Dear All,
We're excited to announce some plans for the overhaul of our platform, AI Factor 2.0, to transform our solution into a true MLOps powerhouse for stock picking ML models. Our goal is to address the current version's inflexibility and streamline the process. We're seeking your feedback on the high-level changes outlined below.
Current version: The Monolithic Problem
The current version of AI Factor, while functional, has proven to be inflexible and cumbersome. Its monolithic structure—where a single "AI Factor" component contains the dataset, normalizations, model experiments (validations), and predictors—results in a complex workflow with too many steps and missing key functionality.
AI Factor 2.0 Solution
We are breaking this monolith into independent, modular components. The changes are below, organized by topic.
Dataset
We will be creating a standalone “Dataset” component. It will have the following new properties:
- Datasets will contain raw values so you will be able to run different experiments without having to continually reload
- Datasets will be able to automatically update with latest data so you don’t have to reload a dataset to re-train your production model
- You will be able to choose which features of your dataset are used for a particular experiment or operation.
- You will be able to specify default normalizations for your features (but they will not be calculated).
- Datasets will be usable by different components like:
- Experiments (a.k.a. validations for model tuning)
- Feature engineering
- Inference
- We will support easy imports of external dataset, like a Snowflake Dataset.
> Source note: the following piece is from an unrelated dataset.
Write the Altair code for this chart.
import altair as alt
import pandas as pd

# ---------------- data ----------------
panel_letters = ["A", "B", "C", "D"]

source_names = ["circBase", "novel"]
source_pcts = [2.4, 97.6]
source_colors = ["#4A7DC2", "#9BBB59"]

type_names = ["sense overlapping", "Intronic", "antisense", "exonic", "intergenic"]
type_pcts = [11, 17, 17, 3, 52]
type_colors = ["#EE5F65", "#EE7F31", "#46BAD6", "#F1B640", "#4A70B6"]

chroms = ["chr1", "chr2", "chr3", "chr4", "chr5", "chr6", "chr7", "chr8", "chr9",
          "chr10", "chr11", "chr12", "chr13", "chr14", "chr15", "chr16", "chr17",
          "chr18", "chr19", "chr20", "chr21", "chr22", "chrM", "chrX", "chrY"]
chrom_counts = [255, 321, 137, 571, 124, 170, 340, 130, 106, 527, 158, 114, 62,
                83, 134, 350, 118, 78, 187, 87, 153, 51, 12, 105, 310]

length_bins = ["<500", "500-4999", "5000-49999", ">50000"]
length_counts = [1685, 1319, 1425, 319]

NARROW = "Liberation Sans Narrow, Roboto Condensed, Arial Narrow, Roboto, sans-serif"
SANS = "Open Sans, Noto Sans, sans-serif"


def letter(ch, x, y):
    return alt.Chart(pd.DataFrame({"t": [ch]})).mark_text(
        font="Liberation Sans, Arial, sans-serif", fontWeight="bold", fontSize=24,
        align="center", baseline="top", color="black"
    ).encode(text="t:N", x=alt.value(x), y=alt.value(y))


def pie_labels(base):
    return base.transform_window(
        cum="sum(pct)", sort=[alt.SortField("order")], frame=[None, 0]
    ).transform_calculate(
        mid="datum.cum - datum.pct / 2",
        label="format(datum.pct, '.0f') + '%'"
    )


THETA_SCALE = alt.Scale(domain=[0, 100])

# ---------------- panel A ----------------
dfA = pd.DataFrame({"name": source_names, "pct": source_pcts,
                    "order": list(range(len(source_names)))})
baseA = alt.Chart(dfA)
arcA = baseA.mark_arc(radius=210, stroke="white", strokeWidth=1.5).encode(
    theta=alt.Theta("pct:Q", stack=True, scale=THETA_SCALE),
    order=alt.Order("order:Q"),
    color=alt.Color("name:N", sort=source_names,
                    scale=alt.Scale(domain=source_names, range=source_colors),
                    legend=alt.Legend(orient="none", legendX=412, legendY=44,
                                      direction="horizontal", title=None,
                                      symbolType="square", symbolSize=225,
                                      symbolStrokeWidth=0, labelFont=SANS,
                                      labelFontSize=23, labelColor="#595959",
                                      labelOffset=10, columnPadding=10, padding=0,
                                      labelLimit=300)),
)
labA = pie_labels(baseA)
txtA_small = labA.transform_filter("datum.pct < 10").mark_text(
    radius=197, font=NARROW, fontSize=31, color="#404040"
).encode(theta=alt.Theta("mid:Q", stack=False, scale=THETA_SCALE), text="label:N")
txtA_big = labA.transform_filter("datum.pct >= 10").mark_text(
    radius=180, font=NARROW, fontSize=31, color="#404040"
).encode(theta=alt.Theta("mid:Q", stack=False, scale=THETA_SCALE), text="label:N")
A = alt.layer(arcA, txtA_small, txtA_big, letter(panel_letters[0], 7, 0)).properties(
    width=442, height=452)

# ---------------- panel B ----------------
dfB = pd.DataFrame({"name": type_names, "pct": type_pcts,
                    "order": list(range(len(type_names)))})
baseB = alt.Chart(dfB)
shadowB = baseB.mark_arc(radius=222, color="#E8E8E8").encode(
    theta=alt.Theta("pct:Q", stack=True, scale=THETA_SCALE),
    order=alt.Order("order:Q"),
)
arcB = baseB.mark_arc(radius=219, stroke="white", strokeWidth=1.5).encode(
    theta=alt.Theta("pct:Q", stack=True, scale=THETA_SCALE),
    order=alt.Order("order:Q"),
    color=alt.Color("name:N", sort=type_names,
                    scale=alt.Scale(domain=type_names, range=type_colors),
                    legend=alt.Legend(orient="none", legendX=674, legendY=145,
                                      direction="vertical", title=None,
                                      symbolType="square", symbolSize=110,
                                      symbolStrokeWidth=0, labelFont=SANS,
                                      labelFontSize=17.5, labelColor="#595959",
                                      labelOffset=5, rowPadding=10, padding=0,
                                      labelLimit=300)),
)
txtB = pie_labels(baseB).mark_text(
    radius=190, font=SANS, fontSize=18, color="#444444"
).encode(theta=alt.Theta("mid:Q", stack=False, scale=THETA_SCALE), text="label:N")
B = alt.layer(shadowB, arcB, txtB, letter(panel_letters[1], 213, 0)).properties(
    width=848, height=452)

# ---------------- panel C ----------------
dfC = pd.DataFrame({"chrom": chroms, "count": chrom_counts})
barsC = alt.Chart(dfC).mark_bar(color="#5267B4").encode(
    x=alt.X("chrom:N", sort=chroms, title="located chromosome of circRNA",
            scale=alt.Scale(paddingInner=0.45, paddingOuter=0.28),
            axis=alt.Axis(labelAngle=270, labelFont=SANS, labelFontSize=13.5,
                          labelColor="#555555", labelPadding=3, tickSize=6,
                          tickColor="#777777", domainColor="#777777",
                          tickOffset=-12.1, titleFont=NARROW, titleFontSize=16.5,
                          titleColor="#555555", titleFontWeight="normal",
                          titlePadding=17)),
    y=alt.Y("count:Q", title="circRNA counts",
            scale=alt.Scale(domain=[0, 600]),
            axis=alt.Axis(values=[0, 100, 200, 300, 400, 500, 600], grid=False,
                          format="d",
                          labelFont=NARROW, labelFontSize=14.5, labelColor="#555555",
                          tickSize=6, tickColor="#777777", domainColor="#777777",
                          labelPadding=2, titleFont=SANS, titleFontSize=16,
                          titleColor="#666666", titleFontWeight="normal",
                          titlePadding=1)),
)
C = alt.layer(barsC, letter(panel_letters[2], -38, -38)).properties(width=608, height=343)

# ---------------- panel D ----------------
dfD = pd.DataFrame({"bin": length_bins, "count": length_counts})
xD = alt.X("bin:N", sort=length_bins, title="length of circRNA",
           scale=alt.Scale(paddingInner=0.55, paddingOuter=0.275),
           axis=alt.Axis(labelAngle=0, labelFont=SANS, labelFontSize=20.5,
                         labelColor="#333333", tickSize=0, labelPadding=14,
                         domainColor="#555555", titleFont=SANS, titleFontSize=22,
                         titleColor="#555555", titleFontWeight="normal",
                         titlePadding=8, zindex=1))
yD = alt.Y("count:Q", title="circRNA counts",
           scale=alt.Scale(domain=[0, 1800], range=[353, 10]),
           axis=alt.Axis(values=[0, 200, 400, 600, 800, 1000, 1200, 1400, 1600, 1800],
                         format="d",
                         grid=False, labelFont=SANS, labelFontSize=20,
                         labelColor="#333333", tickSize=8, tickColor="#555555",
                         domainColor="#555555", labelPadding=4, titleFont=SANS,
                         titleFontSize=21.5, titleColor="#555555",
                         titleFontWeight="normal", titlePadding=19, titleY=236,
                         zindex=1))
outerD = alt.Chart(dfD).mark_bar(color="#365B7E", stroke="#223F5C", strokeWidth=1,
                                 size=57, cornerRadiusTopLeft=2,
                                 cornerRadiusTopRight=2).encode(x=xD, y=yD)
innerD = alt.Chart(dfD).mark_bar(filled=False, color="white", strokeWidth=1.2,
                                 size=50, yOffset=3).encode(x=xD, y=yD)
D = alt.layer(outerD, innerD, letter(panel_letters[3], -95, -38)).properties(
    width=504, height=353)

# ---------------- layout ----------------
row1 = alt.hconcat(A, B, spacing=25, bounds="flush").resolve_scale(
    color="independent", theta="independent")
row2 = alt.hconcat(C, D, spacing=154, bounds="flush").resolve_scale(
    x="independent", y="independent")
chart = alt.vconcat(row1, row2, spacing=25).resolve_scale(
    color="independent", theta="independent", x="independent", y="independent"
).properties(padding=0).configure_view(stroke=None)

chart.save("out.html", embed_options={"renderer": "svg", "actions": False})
- Ability to merge internal and external datasets
Feature Engineering
The main approach to feature engineering will be with purpose built Python apps. We will also work with app developers to create an app marketplace. This will be more clear once we launch our first app which is being tested.
Experiments (Model Tuning & Validation)
This component, which incorporates the former Validation and Result sections, will reference an existing Dataset and utilize custom normalizations.
Some additional features will also be added like:
- New "fold-level" normalization, which ensures data integrity by only using past data windows, thereby preventing future data leakage with existing “dataset-level” normalizations.
- WandB integration. If you supply your WandB API key we will be log interim results.
- Additional statistics like accuracy, and accuracy trend.
- Advanced model introspection and explainability features (e.g., SHAP values) will be integrated.
- More efficient grid search like WandB “Sweeps” that do random and Bayesian search. Here’s a quote I found in some post: “I’ve replaced entire weeks of manual hyperparameter tuning with W&B sweeps. It’s legitimately one of the best features.”
Inference (Predictors Models)
Predictors (Models) will be decoupled from the core AI Factor, allowing for independent management, versioning, and deployment. In addition, Predictors will support automatic retraining upon Dataset updates.
Deployment
We will strive to make model deployment and tracking as easy as 1-2-3. For example:
- You will be able to choose either a Ranking System or a Predictor. This way you don’t have to create Ranking System wrappers for each Predictor.
- You will be able to launch live strategies with auto-retained Predictors. Tracking many models out-of-sample will therefore require zero effort.
Conclusion
In hindsight, some of the decisions we took were truly strange. Fixing it will be a lot of work of course, but we think it's worthwhile. Let us know you pain-points.
Thank you.
Cheers